__TASK__
All of the lines below are to be printed again exactly; images are excluded from the output.

__GIVEN DATA__
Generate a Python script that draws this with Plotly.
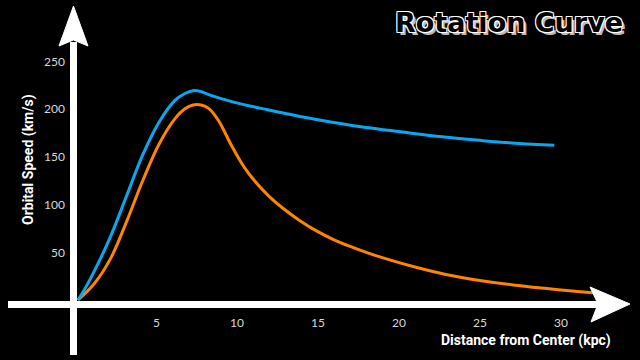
import plotly.graph_objects as go

# ---- data ----
blue_x = [0, 0.5, 1.0, 2.0, 3.0, 4.0, 5.0, 6.0, 6.6, 7.1, 7.6, 8.2, 9.6, 11.7, 13.7, 15.7, 17.8, 19.9, 22.3, 24.8, 27.0, 29.4]
blue_v = [0, 14, 30, 66, 109, 152, 186, 209, 216, 219, 218, 214, 207, 199, 192, 186, 180.5, 176, 171, 167, 164, 162]

orange_x = [0, 1.0, 2.0, 3.0, 4.0, 5.0, 6.0, 6.6, 7.1, 7.6, 8.1, 8.7, 9.4, 10.0, 10.6, 11.7, 12.65, 13.7,
            14.75, 15.74, 16.8, 17.84, 18.83, 20.68, 22.78, 24.8, 26.85, 28.95, 31.0, 31.8]
orange_v = [0, 17, 43, 82, 125, 163, 190, 200, 204, 204, 200, 187, 164, 146, 131, 110, 96, 83,
            72, 63.5, 56, 49.5, 44, 35, 26.5, 20.5, 15.8, 12, 8.6, 7.5]

x_ticks = [5, 10, 15, 20, 25, 30]
y_ticks = [50, 100, 150, 200, 250]

W, H = 640, 360
X0, Y0, SX, SY = 78, 300, 16.2, 0.956


def P(px, py):
    return px / W, 1 - py / H


def path(points):
    s = ""
    for i, (px, py) in enumerate(points):
        x, y = P(px, py)
        s += ("M" if i == 0 else "L") + f"{x:.5f},{y:.5f} "
    return s + "Z"


fig = go.Figure()
fig.add_trace(go.Scatter(x=orange_x, y=orange_v, mode="lines",
                         line=dict(color="#ff8400", width=3, shape="spline", smoothing=1.0),
                         hoverinfo="skip"))
fig.add_trace(go.Scatter(x=blue_x, y=blue_v, mode="lines",
                         line=dict(color="#08a8f0", width=3, shape="spline", smoothing=1.0),
                         hoverinfo="skip"))

shapes = []
# vertical axis line
x1, y1 = P(73.5, 355)
x2, y2 = P(73.5, 42)
shapes.append(dict(type="line", xref="paper", yref="paper", x0=x1, y0=y1, x1=x2, y1=y2,
                   line=dict(color="white", width=7), layer="above"))
# horizontal axis line
x1, y1 = P(8, 304.5)
x2, y2 = P(600, 304.5)
shapes.append(dict(type="line", xref="paper", yref="paper", x0=x1, y0=y1, x1=x2, y1=y2,
                   line=dict(color="white", width=7), layer="above"))
# arrow heads
shapes.append(dict(type="path", xref="paper", yref="paper",
                   path=path([(73.5, 6), (88, 46), (73.5, 40), (59, 46)]),
                   fillcolor="white", line=dict(color="white", width=1), layer="above"))
shapes.append(dict(type="path", xref="paper", yref="paper",
                   path=path([(630, 304), (590, 287), (598, 304), (591, 322)]),
                   fillcolor="white", line=dict(color="white", width=1), layer="above"))

annotations = []
tick_font = dict(family="Lato, DejaVu Sans", size=12, color="#d8d8d8")
for t in x_ticks:
    annotations.append(dict(x=t, y=0, xref="x", yref="y", text=str(t), showarrow=False,
                            font=tick_font, xanchor="center", yanchor="middle",
                            xshift=-3, yshift=-22))
for t in y_ticks:
    annotations.append(dict(x=0, y=t, xref="x", yref="y", text=str(t), showarrow=False,
                            font=tick_font, xanchor="right", yanchor="middle",
                            xshift=-11))
ax_font = dict(family="Liberation Sans Narrow, Roboto, sans-serif", size=14, color="white")
px, py = P(28, 160)
annotations.append(dict(x=px, y=py, xref="paper", yref="paper", text="<b>Orbital Speed (km/s)</b>",
                        showarrow=False, textangle=-90, font=ax_font,
                        xanchor="center", yanchor="middle"))
px, py = P(526, 340)
annotations.append(dict(x=px, y=py, xref="paper", yref="paper", text="<b>Distance from Center (kpc)</b>",
                        showarrow=False, font=ax_font, xanchor="center", yanchor="middle"))
px, py = P(509, 22)
annotations.append(dict(x=px, y=py, xref="paper", yref="paper", text="<b>Rotation Curve</b>",
                        showarrow=False,
                        font=dict(family="DejaVu Sans", size=27, color="black",
                                  shadow="1px 1px 0 white, -1px -1px 0 white, 1px -1px 0 white, -1px 1px 0 white, 3px 3px 0 #bbbbbb"),
                        xanchor="center", yanchor="middle"))

fig.update_layout(
    width=W, height=H,
    margin=dict(l=0, r=0, t=0, b=0),
    paper_bgcolor="black", plot_bgcolor="black",
    showlegend=False,
    xaxis=dict(range=[(0 - X0) / SX, (W - X0) / SX], visible=False, fixedrange=True),
    yaxis=dict(range=[(Y0 - H) / SY, Y0 / SY], visible=False, fixedrange=True),
    shapes=shapes, annotations=annotations,
)

fig.write_html("out.html")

__RESPONSE TO THIS TASK__
Generate a Python script that draws this with Plotly.
import plotly.graph_objects as go

# ---- data ----
blue_x = [0, 0.5, 1.0, 2.0, 3.0, 4.0, 5.0, 6.0, 6.6, 7.1, 7.6, 8.2, 9.6, 11.7, 13.7, 15.7, 17.8, 19.9, 22.3, 24.8, 27.0, 29.4]
blue_v = [0, 14, 30, 66, 109, 152, 186, 209, 216, 219, 218, 214, 207, 199, 192, 186, 180.5, 176, 171, 167, 164, 162]

orange_x = [0, 1.0, 2.0, 3.0, 4.0, 5.0, 6.0, 6.6, 7.1, 7.6, 8.1, 8.7, 9.4, 10.0, 10.6, 11.7, 12.65, 13.7,
            14.75, 15.74, 16.8, 17.84, 18.83, 20.68, 22.78, 24.8, 26.85, 28.95, 31.0, 31.8]
orange_v = [0, 17, 43, 82, 125, 163, 190, 200, 204, 204, 200, 187, 164, 146, 131, 110, 96, 83,
            72, 63.5, 56, 49.5, 44, 35, 26.5, 20.5, 15.8, 12, 8.6, 7.5]

x_ticks = [5, 10, 15, 20, 25, 30]
y_ticks = [50, 100, 150, 200, 250]

W, H = 640, 360
X0, Y0, SX, SY = 78, 300, 16.2, 0.956


def P(px, py):
    return px / W, 1 - py / H


def path(points):
    s = ""
    for i, (px, py) in enumerate(points):
        x, y = P(px, py)
        s += ("M" if i == 0 else "L") + f"{x:.5f},{y:.5f} "
    return s + "Z"


fig = go.Figure()
fig.add_trace(go.Scatter(x=orange_x, y=orange_v, mode="lines",
                         line=dict(color="#ff8400", width=3, shape="spline", smoothing=1.0),
                         hoverinfo="skip"))
fig.add_trace(go.Scatter(x=blue_x, y=blue_v, mode="lines",
                         line=dict(color="#08a8f0", width=3, shape="spline", smoothing=1.0),
                         hoverinfo="skip"))

shapes = []
# vertical axis line
x1, y1 = P(73.5, 355)
x2, y2 = P(73.5, 42)
shapes.append(dict(type="line", xref="paper", yref="paper", x0=x1, y0=y1, x1=x2, y1=y2,
                   line=dict(color="white", width=7), layer="above"))
# horizontal axis line
x1, y1 = P(8, 304.5)
x2, y2 = P(600, 304.5)
shapes.append(dict(type="line", xref="paper", yref="paper", x0=x1, y0=y1, x1=x2, y1=y2,
                   line=dict(color="white", width=7), layer="above"))
# arrow heads
shapes.append(dict(type="path", xref="paper", yref="paper",
                   path=path([(73.5, 6), (88, 46), (73.5, 40), (59, 46)]),
                   fillcolor="white", line=dict(color="white", width=1), layer="above"))
shapes.append(dict(type="path", xref="paper", yref="paper",
                   path=path([(630, 304), (590, 287), (598, 304), (591, 322)]),
                   fillcolor="white", line=dict(color="white", width=1), layer="above"))

annotations = []
tick_font = dict(family="Lato, DejaVu Sans", size=12, color="#d8d8d8")
for t in x_ticks:
    annotations.append(dict(x=t, y=0, xref="x", yref="y", text=str(t), showarrow=False,
                            font=tick_font, xanchor="center", yanchor="middle",
                            xshift=-3, yshift=-22))
for t in y_ticks:
    annotations.append(dict(x=0, y=t, xref="x", yref="y", text=str(t), showarrow=False,
                            font=tick_font, xanchor="right", yanchor="middle",
                            xshift=-11))
ax_font = dict(family="Liberation Sans Narrow, Roboto, sans-serif", size=14, color="white")
px, py = P(28, 160)
annotations.append(dict(x=px, y=py, xref="paper", yref="paper", text="<b>Orbital Speed (km/s)</b>",
                        showarrow=False, textangle=-90, font=ax_font,
                        xanchor="center", yanchor="middle"))
px, py = P(526, 340)
annotations.append(dict(x=px, y=py, xref="paper", yref="paper", text="<b>Distance from Center (kpc)</b>",
                        showarrow=False, font=ax_font, xanchor="center", yanchor="middle"))
px, py = P(509, 22)
annotations.append(dict(x=px, y=py, xref="paper", yref="paper", text="<b>Rotation Curve</b>",
                        showarrow=False,
                        font=dict(family="DejaVu Sans", size=27, color="black",
                                  shadow="1px 1px 0 white, -1px -1px 0 white, 1px -1px 0 white, -1px 1px 0 white, 3px 3px 0 #bbbbbb"),
                        xanchor="center", yanchor="middle"))

fig.update_layout(
    width=W, height=H,
    margin=dict(l=0, r=0, t=0, b=0),
    paper_bgcolor="black", plot_bgcolor="black",
    showlegend=False,
    xaxis=dict(range=[(0 - X0) / SX, (W - X0) / SX], visible=False, fixedrange=True),
    yaxis=dict(range=[(Y0 - H) / SY, Y0 / SY], visible=False, fixedrange=True),
    shapes=shapes, annotations=annotations,
)

fig.write_html("out.html")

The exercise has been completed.